Count lines holding the word "this". Only the number is wanted.

-- START Items --

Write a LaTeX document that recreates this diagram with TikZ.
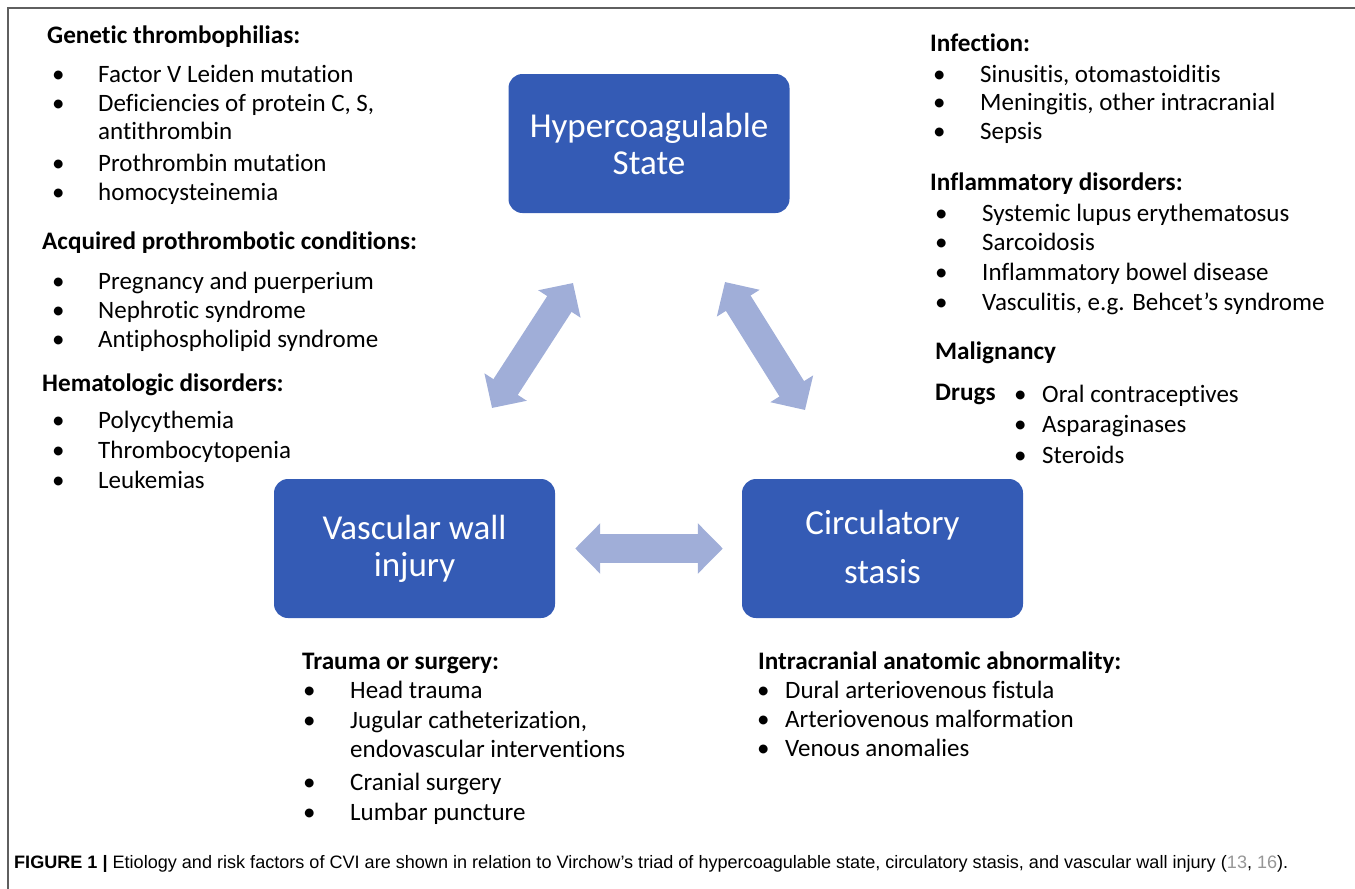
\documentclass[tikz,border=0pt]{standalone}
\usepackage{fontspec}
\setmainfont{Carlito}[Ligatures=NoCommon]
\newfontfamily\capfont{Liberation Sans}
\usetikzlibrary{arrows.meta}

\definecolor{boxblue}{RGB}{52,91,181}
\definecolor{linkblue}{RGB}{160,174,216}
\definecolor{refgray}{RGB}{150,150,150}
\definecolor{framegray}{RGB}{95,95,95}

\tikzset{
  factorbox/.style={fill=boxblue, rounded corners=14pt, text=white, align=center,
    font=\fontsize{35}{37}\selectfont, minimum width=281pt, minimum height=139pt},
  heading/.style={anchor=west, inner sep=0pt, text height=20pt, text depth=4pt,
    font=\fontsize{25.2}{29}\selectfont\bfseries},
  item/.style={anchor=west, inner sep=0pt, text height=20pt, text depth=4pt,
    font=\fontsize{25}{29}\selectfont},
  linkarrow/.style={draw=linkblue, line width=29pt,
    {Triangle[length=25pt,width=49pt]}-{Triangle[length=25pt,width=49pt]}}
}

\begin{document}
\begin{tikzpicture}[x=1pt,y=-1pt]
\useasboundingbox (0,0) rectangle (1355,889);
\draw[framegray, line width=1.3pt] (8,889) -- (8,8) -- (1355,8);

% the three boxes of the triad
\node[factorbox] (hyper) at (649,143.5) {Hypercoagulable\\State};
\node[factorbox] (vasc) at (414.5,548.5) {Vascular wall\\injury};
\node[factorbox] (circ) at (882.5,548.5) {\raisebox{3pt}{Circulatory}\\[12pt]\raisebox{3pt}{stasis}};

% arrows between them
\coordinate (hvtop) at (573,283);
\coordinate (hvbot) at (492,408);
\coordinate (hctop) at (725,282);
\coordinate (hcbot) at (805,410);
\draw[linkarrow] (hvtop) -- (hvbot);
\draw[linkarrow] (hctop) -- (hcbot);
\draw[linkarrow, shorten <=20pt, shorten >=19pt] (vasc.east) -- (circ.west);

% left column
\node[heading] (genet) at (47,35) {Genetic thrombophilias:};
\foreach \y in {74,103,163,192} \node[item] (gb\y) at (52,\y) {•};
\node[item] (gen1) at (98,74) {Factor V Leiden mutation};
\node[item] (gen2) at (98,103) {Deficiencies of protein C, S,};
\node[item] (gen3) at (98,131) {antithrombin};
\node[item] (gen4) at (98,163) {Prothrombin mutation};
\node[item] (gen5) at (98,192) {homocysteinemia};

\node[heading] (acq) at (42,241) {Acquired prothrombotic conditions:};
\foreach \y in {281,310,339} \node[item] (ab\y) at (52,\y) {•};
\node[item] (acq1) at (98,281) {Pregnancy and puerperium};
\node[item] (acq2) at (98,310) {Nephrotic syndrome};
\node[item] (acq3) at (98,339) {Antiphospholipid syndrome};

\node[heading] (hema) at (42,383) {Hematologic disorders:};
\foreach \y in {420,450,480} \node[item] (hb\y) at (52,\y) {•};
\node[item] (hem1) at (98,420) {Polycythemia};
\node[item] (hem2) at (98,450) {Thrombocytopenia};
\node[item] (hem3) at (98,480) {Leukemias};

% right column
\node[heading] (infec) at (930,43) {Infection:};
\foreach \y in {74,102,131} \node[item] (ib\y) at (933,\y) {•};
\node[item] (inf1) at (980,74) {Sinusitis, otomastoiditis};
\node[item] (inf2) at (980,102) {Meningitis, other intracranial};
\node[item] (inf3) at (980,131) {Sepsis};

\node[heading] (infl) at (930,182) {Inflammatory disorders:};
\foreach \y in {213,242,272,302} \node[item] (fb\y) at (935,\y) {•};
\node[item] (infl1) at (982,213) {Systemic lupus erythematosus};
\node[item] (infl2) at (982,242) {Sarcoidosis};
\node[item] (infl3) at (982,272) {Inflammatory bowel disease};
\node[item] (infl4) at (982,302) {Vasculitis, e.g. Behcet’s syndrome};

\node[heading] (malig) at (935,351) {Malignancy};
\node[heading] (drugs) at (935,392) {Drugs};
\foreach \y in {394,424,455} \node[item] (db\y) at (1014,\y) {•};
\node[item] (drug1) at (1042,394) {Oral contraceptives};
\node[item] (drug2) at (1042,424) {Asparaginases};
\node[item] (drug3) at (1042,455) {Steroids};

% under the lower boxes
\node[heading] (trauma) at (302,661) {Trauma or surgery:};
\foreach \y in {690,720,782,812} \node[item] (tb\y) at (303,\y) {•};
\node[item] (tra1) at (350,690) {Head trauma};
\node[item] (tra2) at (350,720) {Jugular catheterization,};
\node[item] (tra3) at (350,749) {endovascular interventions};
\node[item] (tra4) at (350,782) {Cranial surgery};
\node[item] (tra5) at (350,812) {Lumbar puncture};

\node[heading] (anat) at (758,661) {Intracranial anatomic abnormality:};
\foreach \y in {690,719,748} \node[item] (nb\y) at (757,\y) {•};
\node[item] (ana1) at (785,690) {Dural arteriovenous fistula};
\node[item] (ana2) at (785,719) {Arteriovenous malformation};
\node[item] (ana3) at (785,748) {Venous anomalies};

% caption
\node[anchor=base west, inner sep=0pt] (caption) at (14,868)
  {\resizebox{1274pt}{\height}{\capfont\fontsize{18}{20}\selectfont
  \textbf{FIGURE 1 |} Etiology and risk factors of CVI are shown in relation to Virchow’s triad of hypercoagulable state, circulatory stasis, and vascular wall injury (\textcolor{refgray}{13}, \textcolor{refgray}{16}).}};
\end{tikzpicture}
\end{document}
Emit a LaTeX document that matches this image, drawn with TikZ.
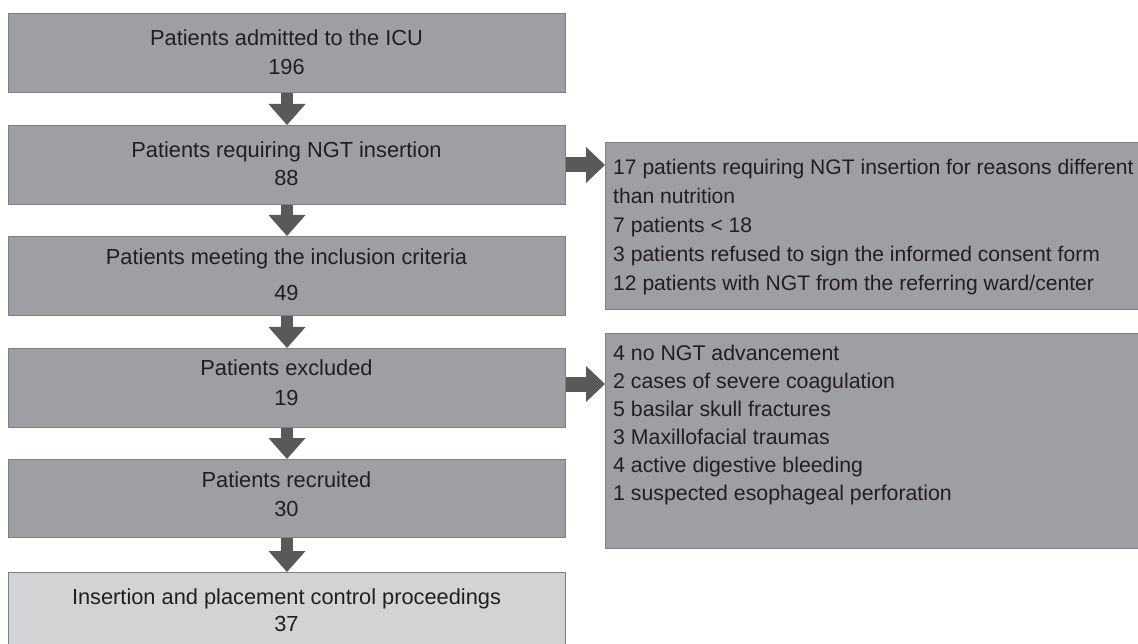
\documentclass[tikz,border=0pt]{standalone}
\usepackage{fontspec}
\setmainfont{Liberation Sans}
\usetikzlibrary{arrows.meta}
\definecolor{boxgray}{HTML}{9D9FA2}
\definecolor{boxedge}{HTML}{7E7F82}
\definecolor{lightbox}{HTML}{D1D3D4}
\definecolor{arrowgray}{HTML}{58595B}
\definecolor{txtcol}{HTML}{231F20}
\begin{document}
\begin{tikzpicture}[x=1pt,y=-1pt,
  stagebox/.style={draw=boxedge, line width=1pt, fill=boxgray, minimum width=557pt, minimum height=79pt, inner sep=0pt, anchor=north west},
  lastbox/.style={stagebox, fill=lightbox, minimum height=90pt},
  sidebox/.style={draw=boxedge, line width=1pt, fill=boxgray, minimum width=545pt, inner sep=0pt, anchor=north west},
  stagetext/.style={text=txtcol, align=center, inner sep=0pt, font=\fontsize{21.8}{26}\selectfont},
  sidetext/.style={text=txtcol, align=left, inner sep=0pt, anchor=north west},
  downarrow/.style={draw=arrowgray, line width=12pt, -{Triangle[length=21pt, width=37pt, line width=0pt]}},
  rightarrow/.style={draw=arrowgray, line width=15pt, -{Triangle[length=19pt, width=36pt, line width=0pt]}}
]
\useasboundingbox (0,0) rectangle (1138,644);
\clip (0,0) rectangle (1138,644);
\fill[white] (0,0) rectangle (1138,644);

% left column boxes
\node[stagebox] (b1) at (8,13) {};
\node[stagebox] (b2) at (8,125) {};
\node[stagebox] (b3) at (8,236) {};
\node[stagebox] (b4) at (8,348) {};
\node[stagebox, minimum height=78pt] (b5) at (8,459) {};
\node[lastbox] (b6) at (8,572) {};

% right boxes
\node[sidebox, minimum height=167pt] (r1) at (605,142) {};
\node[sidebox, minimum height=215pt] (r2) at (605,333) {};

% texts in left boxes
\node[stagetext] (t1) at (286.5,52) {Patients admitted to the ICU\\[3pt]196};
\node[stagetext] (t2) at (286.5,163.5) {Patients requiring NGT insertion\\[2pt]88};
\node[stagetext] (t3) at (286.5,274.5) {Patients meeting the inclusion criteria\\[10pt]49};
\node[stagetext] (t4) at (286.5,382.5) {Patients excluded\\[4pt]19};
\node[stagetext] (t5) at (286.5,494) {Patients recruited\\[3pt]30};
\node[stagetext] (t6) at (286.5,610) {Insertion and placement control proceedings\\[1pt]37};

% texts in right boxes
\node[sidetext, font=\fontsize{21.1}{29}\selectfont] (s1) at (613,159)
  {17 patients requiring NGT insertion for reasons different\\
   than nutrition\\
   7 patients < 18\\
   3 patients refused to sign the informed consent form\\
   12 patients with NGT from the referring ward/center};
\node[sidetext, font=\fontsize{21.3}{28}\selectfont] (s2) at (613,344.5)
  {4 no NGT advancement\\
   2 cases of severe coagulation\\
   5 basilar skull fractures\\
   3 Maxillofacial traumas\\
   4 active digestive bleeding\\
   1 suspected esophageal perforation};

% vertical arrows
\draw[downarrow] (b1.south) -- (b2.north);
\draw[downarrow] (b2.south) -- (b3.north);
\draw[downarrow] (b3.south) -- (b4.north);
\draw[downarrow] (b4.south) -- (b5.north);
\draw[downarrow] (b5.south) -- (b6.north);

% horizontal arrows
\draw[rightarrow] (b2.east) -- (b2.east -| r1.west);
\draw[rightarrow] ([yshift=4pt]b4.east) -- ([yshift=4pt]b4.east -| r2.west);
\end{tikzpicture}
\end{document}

-- END Items --

* _Written reply_: 2